ASIC moves on failed equity release vendor

23 October 2005
| By Liam Egan |

The Australian Securities and Investments Commission (ASIC) has launched Federal Court action against the directors of a failed Victorian vendor of equity release products that put the financial security of at least 120 investors in jeopardy.

ASIC alleged that Stephen O’Neill, Gary O’Neill and Jolanta Olszewski of the Money For Living Group made false and misleading representations to investors.

Money For Living, which was promoted by actor Paul Cronin and swimming legend Dawn Fraser, offered consumers a reversion styled equity release product, where investors sold their home to the company up-front in return for a lump sum lower than the value of the property or regular income payments.

The company, along with MFL Property Holdings Pty Ltd, was placed in voluntary administration last month.

An ASIC media statement said the regulator considered the representations against the directors and companies to have been a “serious contravention” of the ASIC Act and the Corporations Act.

“These have had a significant impact on the vendors who sold their houses under what the Money For Living Group described as a system to access equity in their homes,” it said.

Administrator George Georges of Ferrier Hodgson confirmed last month that at least 120 investors had sold their homes to Money For Living, more than half of which are estimated to have been on-sold to third-party investors.

ASIC also asked the Court for orders to ensure that Stephen O’Neill, who is a past director of the failed company, remained in Australia while it continued its investigations.

At the time of the group’s liquidation last month, O’Neill was serving a prison sentence for defrauding investors through a previous mortgage loan company that he ran.

The case against the Money for Living Group is scheduled to resume in court on October 28.

Meanwhile, in a separate court action, five employees of the failed Elm Financial Services Group were banned for “illegal fundraising, misleading and deceptive conduct, and contraventions of directors’ duties”.

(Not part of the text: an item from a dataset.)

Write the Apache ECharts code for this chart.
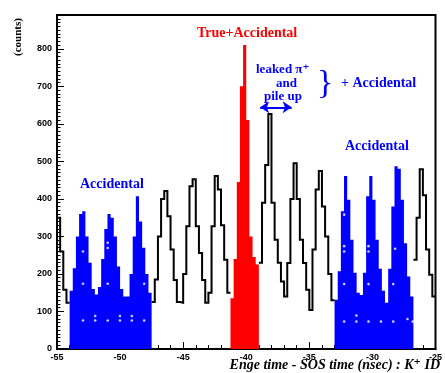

The orders by the Supreme Court of NSW was the culmination of action brought by ASIC against Dennis Terracini, Grant McCartney, Andrew Terracini, Howard Young and Robert Kay.

ASIC commenced court proceedings in April last year in relation to six risky investment schemes, primarily unsecured debentures, which Elm had promoted to inexperienced investors.

The schemes, which largely targeted retirees in the Orange region of NSW, resulted in collective losses of at least $17 million to investors.

The Court ordered that Dennis Terracini, of Chapman, ACT, be permanently banned from any future involvement in the financial services industry, and ordered him to pay $150,000 compensation to creditors and court costs of $50,000.

McCartney, of Surry Hills, NSW, was banned for five years and ordered to pay $50,000 costs.

Andrew Terracini — the son of Dennis Terracini — of Chisholm, ACT, was banned for seven years, while Howard Young, of Coogee, NSW, and Robert John Kay, of Bulli, NSW, were both banned for five years.